L’ospite e l’accoglienza
The Visitor è un film molto interessante. Affettuoso, intelligente e corrosivo nei toni e nei modi; pieno di sorprese, di ritmo e di trovate che non sbilanciano gli equilibri di un film che mescola la commedia al dramma sociale; capace di sciogliere le tensioni e coinvolgere le emozioni, con uno strepitoso attore che è Richard Jenkins (già ottima spalla nel serial Six Feet Under e nel film dei Coen, Burn After Reading) e un’attrice tanto brava quanto affascinante come Hiam Abbass (protagonista pure di Il giardino dei limoni); con un’idea di sceneggiatura non nuova ma scoppiettante che riserva, sequenza dopo sequenza, tesserina dopo tesserina, il disegno di un mosaico ben preciso e tagliente.
The Visitor è il risultato di un intreccio di storie e di mondi, di culture e di musiche, di colori e sapori. Non si limita a raccontare soltanto l’incontro tra il professore universitario e la coppia di stranieri clandestini, non pensa soltanto a tracciare un profilo antirazziale o multietnico sovversivo, va molto oltre perché riesce a comunicare e a trasmettere sincerità. È una storia d’amore in piena regola tra i due immigrati, ma anche tra Jenkis e la Abbass, fatta di dolcezza, sensibilità, simpatia, condivisione. È anche una storia di amicizia, quella vissuta e partecipata, dove la musica e il variopinto universo delle percussioni fanno da tramite. Quanti sono i visitors in questo film? Tanti. Infatti il titolo spinge lo spettatore a confrontarsi con tutta la serie di imprevisti e scelte che caratterizzano la vita dei personaggi.
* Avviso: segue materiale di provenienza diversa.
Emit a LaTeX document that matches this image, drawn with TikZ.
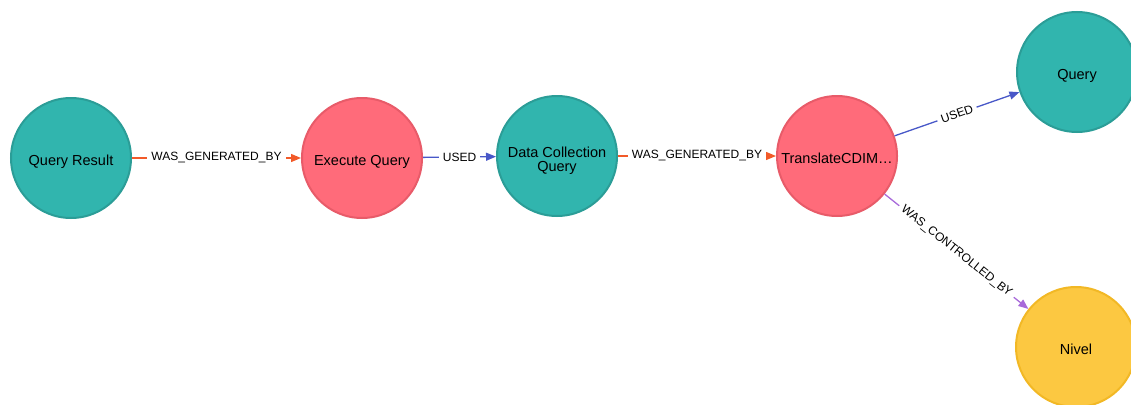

È inattesa, per lo spettatore, la capacità del film di far sorridere e commuovere, la voglia di raggiungere la felicità, la libertà e la conoscenza di sé attraverso un bongo, il battito della mani, il ritmo della vita. Tutti invadono, prima come stranieri, poi come ospiti, la vita dell’altro. Sia che si tratti di una persona, sia che si tratti di uno strumento musicale o di una notizia. È su questo binomio inarrestabile, cioè lo scontro/incontro con l’altro, che si concretizza il disegno di Thomas McCarthy, regista dallo sguardo curioso, al suo secondo lungometraggio, che preferisce soffermarsi sui gusti e i particolari dei suoi personaggi piuttosto che sulle parole che descriverebbero, con minore eleganza, qualche finta sensazione. The Visitor è un film che prende spunto dalla commedia degli equivoci per confrontarsi con l’attualità ben più drammatica di un semplice equivoco. Anche se a volte, proprio l’attualità è specchio del grottesco. Progressivamente e anche abbastanza rapidamente, il film si trasforma in un amaro e implacabile atto d’accusa nei confronti degli Stati Uniti e della pesante aria di intolleranza che si respira negli States. Un racconto che cresce sempre di più, raggiungendo definitivamente la verità.
È un film sulle occasioni della vita, sull’amore ma anche, infine, sull’incomunicabilità, sulla difficoltà di avvicinamento, sui viaggi fisici e mentali, su ciò che, nella vita di ciascuno, è davvero una priorità. Un film carico di valore e di valori, sorprendentemente proiettato verso uno spazio preciso che è quello dell’umanità vera. Sempre più spesso sfrattata e non considerata. Non poco per un film indipendente.
Curiosità
Il regista Thomas McCarthy, classe 1966, ha esordito dietro la macchina da presa con Station Agent del 2003, curioso film che racconta l’amicizia e l’emarginazione dal punto di vista di alcuni personaggi estremi e soli. Oltre al fatto che ha vinto molti premi nei più importanti festival cinematografici, compresi San Sebastian, Stoccolma, Città del Messico e Aspen, il film è da recuperare.